Abstract

Visual maps of the seafloor should ideally provide the ability to measure individual features of interest in real units. Two-dimensional photomosaics cannot provide this capability without making assumptions that often fail over 3-D terrain, and are generally used for visualization, but not for measurement. Full 3-D structure can be recovered using stereo vision, structure from motion (SFM), or simultaneous localization and mapping (SLAM); of these techniques, only stereo vision is suitable for fully dense (a distance measurement for each imaged pixel) 3-D structure in the absence of significant frame-to-frame overlap. Stereo vision is notoriously dependent on camera calibration, however, which is difficult to compute and maintain in the field. The fewer dependencies an AUV mapping system has on camera calibration, the more reliably it will be able to produce useful maps of the seafloor. We present a system for recovering the 7-DOF relationship between the AUV's estimation frame and the camera rig (Euclidean offsets plus scale), which reconciles the robot's odometry-based pose estimate with stereo visual odome-try.
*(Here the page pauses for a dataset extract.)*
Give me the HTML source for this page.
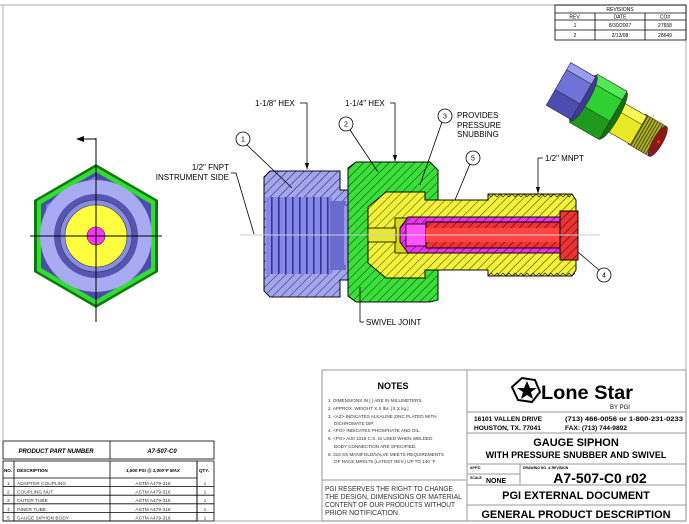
<!DOCTYPE html>
<html><head><meta charset="utf-8"><style>
html,body{margin:0;padding:0;background:#fff;}
svg{display:block;font-family:"Liberation Sans",sans-serif;}
</style></head><body>
<svg width="689" height="524" viewBox="0 0 689 524" xmlns="http://www.w3.org/2000/svg">
<defs>
<pattern id="h" patternUnits="userSpaceOnUse" width="6" height="6" patternTransform="rotate(45)">
<line x1="0" y1="0" x2="0" y2="6" stroke="#000" stroke-width="0.8"/>
</pattern>
<pattern id="st" patternUnits="userSpaceOnUse" width="7" height="10">
<rect width="7" height="10" fill="#8587ea"/><rect x="5" width="1.6" height="10" fill="#34358a"/>
</pattern>
<pattern id="th" patternUnits="userSpaceOnUse" width="3.5" height="3">
<rect width="3.5" height="3" fill="#b0b028"/><rect width="1.2" height="3" fill="#4a4a10"/>
</pattern>
</defs>

<g stroke="#bbb" stroke-width="1.2" fill="none">
<line x1="0" y1="5" x2="686" y2="5"/>
<line x1="686" y1="5" x2="686" y2="521"/>
<line x1="3" y1="5" x2="3" y2="440"/>
<line x1="214" y1="521" x2="686" y2="521"/>
</g>

<g stroke="#000" stroke-width="0.8" fill="none">
<rect x="555" y="5" width="131" height="35"/>
<line x1="555" y1="13" x2="686" y2="13"/><line x1="555" y1="20" x2="686" y2="20"/><line x1="555" y1="30" x2="686" y2="30"/>
<line x1="595" y1="13" x2="595" y2="40"/><line x1="645" y1="13" x2="645" y2="40"/>
</g>
<g font-size="5" text-anchor="middle" fill="#000">
<text x="620" y="11">REVISIONS</text>
<text x="575" y="18.5">REV.</text><text x="620" y="18.5">DATE</text><text x="665" y="18.5">CO#</text>
<text x="575" y="27">1</text><text x="620" y="27">8/30/2007</text><text x="665" y="27">27658</text>
<text x="575" y="37">2</text><text x="620" y="37">2/13/08</text><text x="665" y="37">28649</text>
</g>

<g>
<polygon points="96,164 158,200 158,272 96,308 34,272 34,200" fill="#0f7a0f"/>
<polygon points="96,167 155,201 155,271 96,305 37,271 37,201" fill="#33dd33"/>
<polygon points="96,172 151,204 151,268 96,300 41,268 41,204" fill="#4b4ba8"/>
<polygon points="96,176 60,197 46,205 46,232 96,180" fill="#7d7fe2"/>
<circle cx="96" cy="236" r="56" fill="#a9abf2"/>
<circle cx="96" cy="236" r="42" fill="#5556b2"/>
<circle cx="96" cy="236" r="36" fill="#8a8cea" stroke="#333" stroke-width="0.6"/>
<circle cx="96" cy="236" r="31" fill="#ffff40" stroke="#333" stroke-width="0.6"/>
<circle cx="96" cy="236" r="9" fill="#ff33ff" stroke="#333" stroke-width="0.6"/>
<g stroke="#000" stroke-width="1">
<line x1="96" y1="138" x2="96" y2="322"/>
<line x1="30" y1="236" x2="162" y2="236"/>
<line x1="80" y1="139" x2="96" y2="139"/>
</g>
<polygon points="76,139 84,136 84,142" fill="#000"/>
</g>

<g stroke="#000" stroke-width="0.8">
<polygon points="270,171 340,171 340,190 368,190 368,280 340,280 340,297 270,297 264,291 264,177" fill="#a3a5f0"/>
<polygon points="270,171 340,171 340,190 368,190 368,280 340,280 340,297 270,297 264,291 264,177" fill="url(#h)"/>
<rect x="266" y="197" width="66" height="77" fill="url(#st)" stroke="none"/>
<rect x="330" y="201" width="16" height="69" fill="#6a6bcc" stroke="none"/>
<rect x="344" y="206" width="24" height="59" fill="#9496ee" stroke="none"/>
<polygon points="356,162 430,162 438,170 438,300 430,302 356,302 348,296 348,168" fill="#3adf3a"/>
<polygon points="356,162 430,162 438,170 438,300 430,302 356,302 348,296 348,168" fill="url(#h)"/>
<polygon points="368,207 386,192 425,192 425,200 488,200 488,194 572,194 576,200 576,270 572,276 488,276 488,270 425,270 425,278 386,278 368,263" fill="#f2f23a"/>
<polygon points="368,207 386,192 425,192 425,200 488,200 488,194 572,194 576,200 576,270 572,276 488,276 488,270 425,270 425,278 386,278 368,263" fill="url(#h)"/>
<rect x="395" y="218" width="25" height="35" fill="#d8d820"/>
<rect x="368" y="228" width="28" height="14" fill="#e8e830"/>
<polygon points="400,228 408,217 562,217 562,253 408,253 400,242" fill="#ee33ee"/>
<polygon points="400,228 408,217 562,217 562,253 408,253 400,242" fill="url(#h)"/>
<rect x="406" y="224" width="20" height="22" fill="#ff55ff"/>
<rect x="426" y="222" width="137" height="26" fill="#ee3333"/>
<rect x="426" y="222" width="137" height="26" fill="url(#h)"/>
<rect x="426" y="228" width="137" height="14" fill="#ff4444" stroke="none"/>
<rect x="560" y="211" width="18" height="49" fill="#ee3333"/>
<rect x="560" y="211" width="18" height="49" fill="url(#h)"/>
</g>
<line x1="240" y1="235" x2="600" y2="235" stroke="#ccc" stroke-width="1"/>
<path d="M488,194 l3,3 l3,-3 l3,3 l3,-3 l3,3 l3,-3 l3,3 l3,-3 l3,3 l3,-3 l3,3 l3,-3 l3,3 l3,-3 l3,3 l3,-3 l3,3 l3,-3 l3,3 l3,-3 l3,3 l3,-3 l3,3 l3,-3 l3,3 l3,-3 l3,3 l3,-3" fill="none" stroke="#000" stroke-width="0.6"/>
<path d="M488,276 l3,-3 l3,3 l3,-3 l3,3 l3,-3 l3,3 l3,-3 l3,3 l3,-3 l3,3 l3,-3 l3,3 l3,-3 l3,3 l3,-3 l3,3 l3,-3 l3,3 l3,-3 l3,3 l3,-3 l3,3 l3,-3 l3,3 l3,-3 l3,3 l3,-3 l3,3 l3,-3" fill="none" stroke="#000" stroke-width="0.6"/>

<g stroke="#000" stroke-width="0.8" fill="none">
<line x1="300" y1="103" x2="307" y2="103"/><line x1="307" y1="103" x2="307" y2="167"/>
<line x1="390" y1="103" x2="395" y2="103"/><line x1="395" y1="103" x2="395" y2="159"/>
<line x1="538" y1="158" x2="543" y2="158"/><line x1="538" y1="158" x2="538" y2="191"/>
<line x1="231" y1="173" x2="236" y2="173"/><line x1="236" y1="173" x2="254" y2="234"/>
<line x1="364" y1="322" x2="360" y2="322"/><line x1="360" y1="322" x2="360" y2="287"/>
<circle cx="243" cy="139" r="7" fill="#fff"/><line x1="247" y1="145" x2="292" y2="188"/>
<circle cx="346" cy="124" r="7" fill="#fff"/><line x1="350" y1="130" x2="378" y2="172"/>
<circle cx="445" cy="116" r="7" fill="#fff"/><line x1="442" y1="122" x2="420" y2="185"/>
<circle cx="473" cy="158" r="7" fill="#fff"/><line x1="470" y1="164" x2="455" y2="200"/>
<circle cx="604" cy="275" r="7" fill="#fff"/><line x1="599" y1="270" x2="578" y2="252"/>
</g>
<g fill="#000"><polygon points="307,170 305,163 309,163"/><polygon points="395,162 393,155 397,155"/><polygon points="538,194 536,187 540,187"/></g>
<g font-size="8" fill="#000">
<text x="255" y="106">1-1/8" HEX</text>
<text x="345" y="106">1-1/4" HEX</text>
<text x="457" y="118">PROVIDES</text><text x="457" y="128">PRESSURE</text><text x="457" y="137">SNUBBING</text>
<text x="545" y="161">1/2" MNPT</text>
<text x="229" y="170" text-anchor="end">1/2" FNPT</text>
<text x="229" y="180" text-anchor="end">INSTRUMENT SIDE</text>
<text x="366" y="325">SWIVEL JOINT</text>
</g>
<g font-size="7" text-anchor="middle" fill="#000">
<text x="243" y="141.5">1</text><text x="346" y="126.5">2</text><text x="445" y="118.5">3</text><text x="473" y="160.5">5</text><text x="604" y="277.5">4</text>
</g>

<g transform="translate(562,86) rotate(30) scale(0.82)" stroke="#222" stroke-width="0.6">
<rect x="105" y="-21" width="30" height="42" fill="url(#th)"/>
<ellipse cx="135" cy="0" rx="6" ry="21" fill="#8a1a1a"/>
<circle cx="136" cy="0" r="2" fill="#ff2222" stroke="none"/>
<rect x="72" y="-20" width="36" height="40" fill="#e8e826"/>
<rect x="72" y="-20" width="36" height="12" fill="#f6f655"/>
<ellipse cx="72" cy="0" rx="7" ry="33" fill="#127212"/>
<rect x="30" y="-34" width="42" height="68" fill="#1e9a1e"/>
<rect x="30" y="-22" width="42" height="30" fill="#2fd02f"/>
<rect x="30" y="-34" width="42" height="12" fill="#55e855"/>
<ellipse cx="30" cy="0" rx="7" ry="32" fill="#3b3c96"/>
<rect x="-5" y="-30" width="35" height="60" fill="#4c4db0"/>
<rect x="-5" y="-20" width="35" height="28" fill="#7072d8"/>
<rect x="-5" y="-30" width="35" height="10" fill="#9a9cf0"/>
</g>

<g stroke="#999" stroke-width="1" fill="none">
<rect x="322" y="370" width="364" height="151"/>
<line x1="467" y1="370" x2="467" y2="521"/>
<line x1="322" y1="480" x2="467" y2="480"/>
<line x1="467" y1="412" x2="686" y2="412"/>
<line x1="467" y1="433" x2="686" y2="433"/>
<line x1="467" y1="464" x2="686" y2="464"/>
<line x1="467" y1="485" x2="686" y2="485"/>
<line x1="467" y1="474" x2="520" y2="474"/>
<line x1="520" y1="464" x2="520" y2="485"/>
<line x1="467" y1="505" x2="686" y2="505"/>
</g>
<text x="393" y="389" font-size="9" font-weight="bold" text-anchor="middle">NOTES</text>
<g font-size="4.6" fill="#333">
<text x="328" y="402">1.  DIMENSIONS IN [ ] ARE IN MILLIMETERS.</text>
<text x="328" y="410">2.  APPROX. WEIGHT X.X lbs. [X.X kg.]</text>
<text x="328" y="418">3.  &lt;AZ&gt; INDICATES ALKALINE ZINC PLATED WITH</text>
<text x="334" y="425">DICHROMATE DIP.</text>
<text x="328" y="432">4.  &lt;PO&gt; INDICATES PHOSPHATE AND OIL.</text>
<text x="328" y="440">5.  &lt;PO&gt; AISI 1018 C.S. IS USED WHEN WELDED</text>
<text x="334" y="448">BODY CONNECTION ARE SPECIFIED.</text>
<text x="328" y="456">6.  316 SS MANIFOLD/VALVE MEETS REQUIREMENTS</text>
<text x="334" y="463">OF NACE MR0175 (LATEST REV.) UP TO 140 °F</text>
</g>
<g font-size="7" fill="#333">
<text x="325" y="491" textLength="128" lengthAdjust="spacingAndGlyphs">PGI RESERVES THE RIGHT TO CHANGE</text>
<text x="325" y="499" textLength="137" lengthAdjust="spacingAndGlyphs">THE DESIGN, DIMENSIONS OR MATERIAL</text>
<text x="325" y="507" textLength="130" lengthAdjust="spacingAndGlyphs">CONTENT OF OUR PRODUCTS WITHOUT</text>
<text x="325" y="515">PRIOR NOTIFICATION.</text>
</g>
<polygon points="512,387 522,378 535,380 540,392 532,402 518,400" fill="none" stroke="#000" stroke-width="2"/>
<polygon points="527,381 530,388 537,388 531,392 533,399 527,395 521,399 523,392 517,388 524,388" fill="#000"/>
<text x="541" y="399" font-size="19" font-weight="bold" fill="#000" textLength="92" lengthAdjust="spacingAndGlyphs">Lone Star</text>
<text x="610" y="409" font-size="6" fill="#000">BY PGI</text>
<g font-size="6.6" font-weight="bold" fill="#000">
<text x="474" y="421">16101 VALLEN DRIVE</text>
<text x="474" y="430">HOUSTON, TX. 77041</text>
<text x="565" y="421" textLength="118" lengthAdjust="spacingAndGlyphs">(713) 466-0056 or 1-800-231-0233</text>
<text x="565" y="430">FAX: (713) 744-9892</text>
</g>
<text x="576" y="446" font-size="11" font-weight="bold" text-anchor="middle">GAUGE SIPHON</text>
<text x="576" y="458" font-size="9" font-weight="bold" text-anchor="middle">WITH PRESSURE SNUBBER AND SWIVEL</text>
<text x="470" y="469" font-size="3.5" font-weight="bold">APP'D</text>
<text x="470" y="479" font-size="3.5" font-weight="bold">SCALE</text>
<text x="486" y="483" font-size="7" font-weight="bold">NONE</text>
<text x="523" y="469" font-size="3.5" font-weight="bold">DRAWING NO. &amp; REVISION</text>
<text x="600" y="483" font-size="14" font-weight="bold" text-anchor="middle">A7-507-C0 r02</text>
<text x="576" y="499" font-size="11" font-weight="bold" text-anchor="middle">PGI EXTERNAL DOCUMENT</text>
<text x="576" y="518" font-size="11" font-weight="bold" text-anchor="middle">GENERAL PRODUCT DESCRIPTION</text>

<g stroke="#000" stroke-width="0.8" fill="none">
<rect x="3" y="441" width="211" height="18"/>
<line x1="110" y1="441" x2="110" y2="459"/>
<rect x="3" y="461" width="194" height="60"/>
<line x1="3" y1="478" x2="197" y2="478"/>
<line x1="14" y1="461" x2="14" y2="521"/>
<line x1="110" y1="461" x2="110" y2="521"/>
<line x1="197" y1="461" x2="214" y2="461"/><line x1="214" y1="461" x2="214" y2="521"/>
<line x1="197" y1="461" x2="197" y2="521"/>
<line x1="3" y1="486.6" x2="214" y2="486.6"/>
<line x1="3" y1="495.2" x2="214" y2="495.2"/>
<line x1="3" y1="503.8" x2="214" y2="503.8"/>
<line x1="3" y1="512.4" x2="214" y2="512.4"/>
<line x1="3" y1="521" x2="214" y2="521"/>
</g>
<g font-size="6" font-weight="bold" font-style="italic" text-anchor="middle">
<text x="56" y="453">PRODUCT PART NUMBER</text><text x="162" y="453">A7-507-C0</text>
</g>
<g font-size="4.5" font-weight="bold">
<text x="4" y="472">NO.</text><text x="17" y="472">DESCRIPTION</text>
<text x="153" y="472" text-anchor="middle" font-style="italic">1,500 PSI @ 1,000°F MAX</text>
<text x="199" y="472">QTY.</text>
</g>
<g font-size="4.8" fill="#333">
<text x="7" y="485">1</text><text x="17" y="485">ADAPTER COUPLING</text><text x="153" y="485" text-anchor="middle">ASTM A479-316</text><text x="205" y="485" text-anchor="middle">1</text>
<text x="7" y="493.6">2</text><text x="17" y="493.6">COUPLING NUT</text><text x="153" y="493.6" text-anchor="middle">ASTM A479-316</text><text x="205" y="493.6" text-anchor="middle">1</text>
<text x="7" y="502.2">3</text><text x="17" y="502.2">OUTER TUBE</text><text x="153" y="502.2" text-anchor="middle">ASTM A479-316</text><text x="205" y="502.2" text-anchor="middle">1</text>
<text x="7" y="510.8">4</text><text x="17" y="510.8">INNER TUBE</text><text x="153" y="510.8" text-anchor="middle">ASTM A479-316</text><text x="205" y="510.8" text-anchor="middle">1</text>
<text x="7" y="519.4">5</text><text x="17" y="519.4">GAUGE SIPHON BODY</text><text x="153" y="519.4" text-anchor="middle">ASTM A479-316</text><text x="205" y="519.4" text-anchor="middle">1</text>
</g>
</svg>
</body></html>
The combination of robust frame-to-frame visual feature matching, subpixel stereo correspondence estimation, and high-accuracy on-board vehicle navigation sensors enables us to self-calibrate the extrinsic parameters of the stereo rig including scale, and produce metric maps using only vehicle navigation and the computed camera calibration. Using data acquired in the Bering Sea by the SeaBED AUV in August, 2009, our initial results indicate that accumulated navigation drift is less than 0.5% of distance travelled, suggesting that a visual SLAM system for correcting drift and building a final map would only require the robot's path to cross itself every few hundred meters. In addition to providing a large-scale metric 3-D map, the corrected stereo calibration enables scientists to measure the sizes of imaged objects without additional hardware such as laser points or acoustic ranging systems.